DATA SECTION:
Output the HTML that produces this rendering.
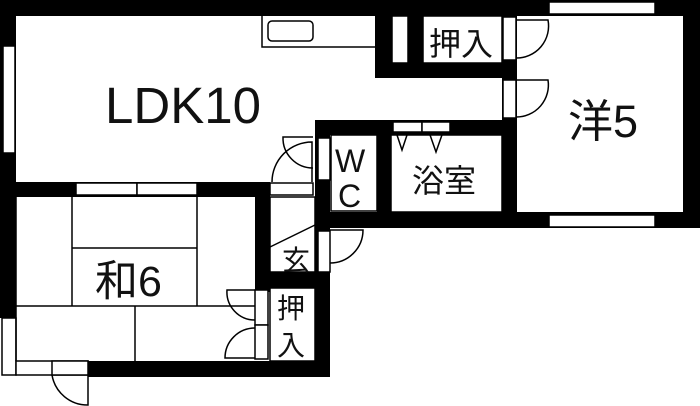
<!DOCTYPE html>
<html><head><meta charset="utf-8"><style>
html,body{margin:0;padding:0;background:#fff;}
svg{display:block;}
text{font-family:"Liberation Sans","Noto Sans CJK JP",sans-serif;fill:#111;}
</style></head><body>
<svg width="700" height="406" viewBox="0 0 700 406" xmlns="http://www.w3.org/2000/svg">
<rect width="700" height="406" fill="#fff"/>
<g fill="#000">
<rect x="0" y="0" width="548" height="16"/>
<rect x="0" y="0" width="16" height="318"/>
<rect x="0" y="182" width="270" height="15"/>
<rect x="375" y="0" width="48" height="78"/>
<rect x="375" y="63" width="142" height="15"/>
<rect x="502" y="0" width="15" height="228"/>
<rect x="548" y="0" width="152" height="16"/>
<rect x="683" y="0" width="17" height="228"/>
<rect x="316" y="212" width="384" height="16"/>
<rect x="316" y="120" width="200" height="15"/>
<rect x="377" y="120" width="14" height="108"/>
<rect x="315" y="120" width="15" height="170"/>
<rect x="255" y="182" width="15" height="110"/>
<rect x="255" y="272" width="75" height="16"/>
<rect x="315" y="272" width="15" height="105"/>
<rect x="88" y="361" width="242" height="16"/>
</g>
<g fill="#fff" stroke="#000" stroke-width="1.5">
<rect x="3" y="46" width="12" height="107"/>
<rect x="549" y="2" width="106" height="12"/>
<rect x="549" y="215" width="106" height="12"/>
<rect x="76" y="183" width="61" height="12"/>
<rect x="137" y="183" width="60" height="12"/>
<rect x="270" y="183" width="43" height="12"/>
<rect x="392" y="16" width="16" height="47"/>
<rect x="423" y="16" width="79" height="47"/>
<rect x="503" y="17" width="13" height="43"/>
<rect x="503" y="80" width="13" height="38"/>
<rect x="318" y="138" width="12" height="42"/>
<rect x="318" y="231" width="12" height="41"/>
<rect x="255" y="290" width="13" height="35"/>
<rect x="255" y="325" width="13" height="34"/>
<rect x="391" y="135" width="111" height="77"/>
<rect x="331" y="135" width="46" height="76"/>
<rect x="393" y="122" width="29" height="10"/>
<rect x="422" y="122" width="28" height="10"/>
<rect x="270" y="197" width="45" height="75"/>
<rect x="270" y="288" width="45" height="73"/>
<rect x="2" y="318" width="14" height="57"/>
<rect x="16" y="361" width="72" height="14"/>
<rect x="52" y="361" width="36" height="14"/>
</g>
<g fill="none" stroke="#000" stroke-width="1.5">
<path d="M262 16 V47 H375"/>
<rect x="268" y="21" width="45" height="20" rx="4"/>
<path d="M396 132 L402 150 L408 132"/>
<path d="M429 132 L436 152 L443 132"/>
<path d="M516 20 H548 A32 32 0 0 1 516 58"/>
<path d="M516 80 H548 A32 32 0 0 1 516 117"/>
<path d="M313 137 H283 A30 30 0 0 0 313 168"/>
<path d="M272 182 A40 40 0 0 1 312 142 V182"/>
<path d="M330 230 H363 A33 33 0 0 1 330 263"/>
<path d="M270 247 L315 225"/>
<path d="M255 290 H227 A28 28 0 0 0 255 320"/>
<path d="M255 358 H225 A30 30 0 0 1 255 328"/>
<path d="M88 375 V405 A36 36 0 0 1 52 375"/>
<path d="M72 197 V306 M197 197 V306 M72 248 H197 M16 306 H255 M135 306 V361 M16 197 V361"/>
</g>
<text x="105" y="123" font-size="51">LDK10</text>
<text x="568" y="137" font-size="45">洋5</text>
<text x="95" y="296" font-size="43">和6</text>
<text x="429" y="55" font-size="32">押入</text>
<text x="412" y="192" font-size="32">浴室</text>
<text x="335" y="172" font-size="32">W</text>
<text x="338" y="207" font-size="32">C</text>
<text x="282" y="270" font-size="28">玄</text>
<text x="277" y="318" font-size="28">押</text>
<text x="277" y="355" font-size="28">入</text>
</svg>
</body></html>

WRITTEN PROBLEM: Each line of the data should be quoted exactly, with pictures left out.

EXPECTED ANSWER:
Output the HTML that produces this rendering.
<!DOCTYPE html>
<html><head><meta charset="utf-8"><style>
html,body{margin:0;padding:0;background:#fff;}
svg{display:block;}
text{font-family:"Liberation Sans","Noto Sans CJK JP",sans-serif;fill:#111;}
</style></head><body>
<svg width="700" height="406" viewBox="0 0 700 406" xmlns="http://www.w3.org/2000/svg">
<rect width="700" height="406" fill="#fff"/>
<g fill="#000">
<rect x="0" y="0" width="548" height="16"/>
<rect x="0" y="0" width="16" height="318"/>
<rect x="0" y="182" width="270" height="15"/>
<rect x="375" y="0" width="48" height="78"/>
<rect x="375" y="63" width="142" height="15"/>
<rect x="502" y="0" width="15" height="228"/>
<rect x="548" y="0" width="152" height="16"/>
<rect x="683" y="0" width="17" height="228"/>
<rect x="316" y="212" width="384" height="16"/>
<rect x="316" y="120" width="200" height="15"/>
<rect x="377" y="120" width="14" height="108"/>
<rect x="315" y="120" width="15" height="170"/>
<rect x="255" y="182" width="15" height="110"/>
<rect x="255" y="272" width="75" height="16"/>
<rect x="315" y="272" width="15" height="105"/>
<rect x="88" y="361" width="242" height="16"/>
</g>
<g fill="#fff" stroke="#000" stroke-width="1.5">
<rect x="3" y="46" width="12" height="107"/>
<rect x="549" y="2" width="106" height="12"/>
<rect x="549" y="215" width="106" height="12"/>
<rect x="76" y="183" width="61" height="12"/>
<rect x="137" y="183" width="60" height="12"/>
<rect x="270" y="183" width="43" height="12"/>
<rect x="392" y="16" width="16" height="47"/>
<rect x="423" y="16" width="79" height="47"/>
<rect x="503" y="17" width="13" height="43"/>
<rect x="503" y="80" width="13" height="38"/>
<rect x="318" y="138" width="12" height="42"/>
<rect x="318" y="231" width="12" height="41"/>
<rect x="255" y="290" width="13" height="35"/>
<rect x="255" y="325" width="13" height="34"/>
<rect x="391" y="135" width="111" height="77"/>
<rect x="331" y="135" width="46" height="76"/>
<rect x="393" y="122" width="29" height="10"/>
<rect x="422" y="122" width="28" height="10"/>
<rect x="270" y="197" width="45" height="75"/>
<rect x="270" y="288" width="45" height="73"/>
<rect x="2" y="318" width="14" height="57"/>
<rect x="16" y="361" width="72" height="14"/>
<rect x="52" y="361" width="36" height="14"/>
</g>
<g fill="none" stroke="#000" stroke-width="1.5">
<path d="M262 16 V47 H375"/>
<rect x="268" y="21" width="45" height="20" rx="4"/>
<path d="M396 132 L402 150 L408 132"/>
<path d="M429 132 L436 152 L443 132"/>
<path d="M516 20 H548 A32 32 0 0 1 516 58"/>
<path d="M516 80 H548 A32 32 0 0 1 516 117"/>
<path d="M313 137 H283 A30 30 0 0 0 313 168"/>
<path d="M272 182 A40 40 0 0 1 312 142 V182"/>
<path d="M330 230 H363 A33 33 0 0 1 330 263"/>
<path d="M270 247 L315 225"/>
<path d="M255 290 H227 A28 28 0 0 0 255 320"/>
<path d="M255 358 H225 A30 30 0 0 1 255 328"/>
<path d="M88 375 V405 A36 36 0 0 1 52 375"/>
<path d="M72 197 V306 M197 197 V306 M72 248 H197 M16 306 H255 M135 306 V361 M16 197 V361"/>
</g>
<text x="105" y="123" font-size="51">LDK10</text>
<text x="568" y="137" font-size="45">洋5</text>
<text x="95" y="296" font-size="43">和6</text>
<text x="429" y="55" font-size="32">押入</text>
<text x="412" y="192" font-size="32">浴室</text>
<text x="335" y="172" font-size="32">W</text>
<text x="338" y="207" font-size="32">C</text>
<text x="282" y="270" font-size="28">玄</text>
<text x="277" y="318" font-size="28">押</text>
<text x="277" y="355" font-size="28">入</text>
</svg>
</body></html>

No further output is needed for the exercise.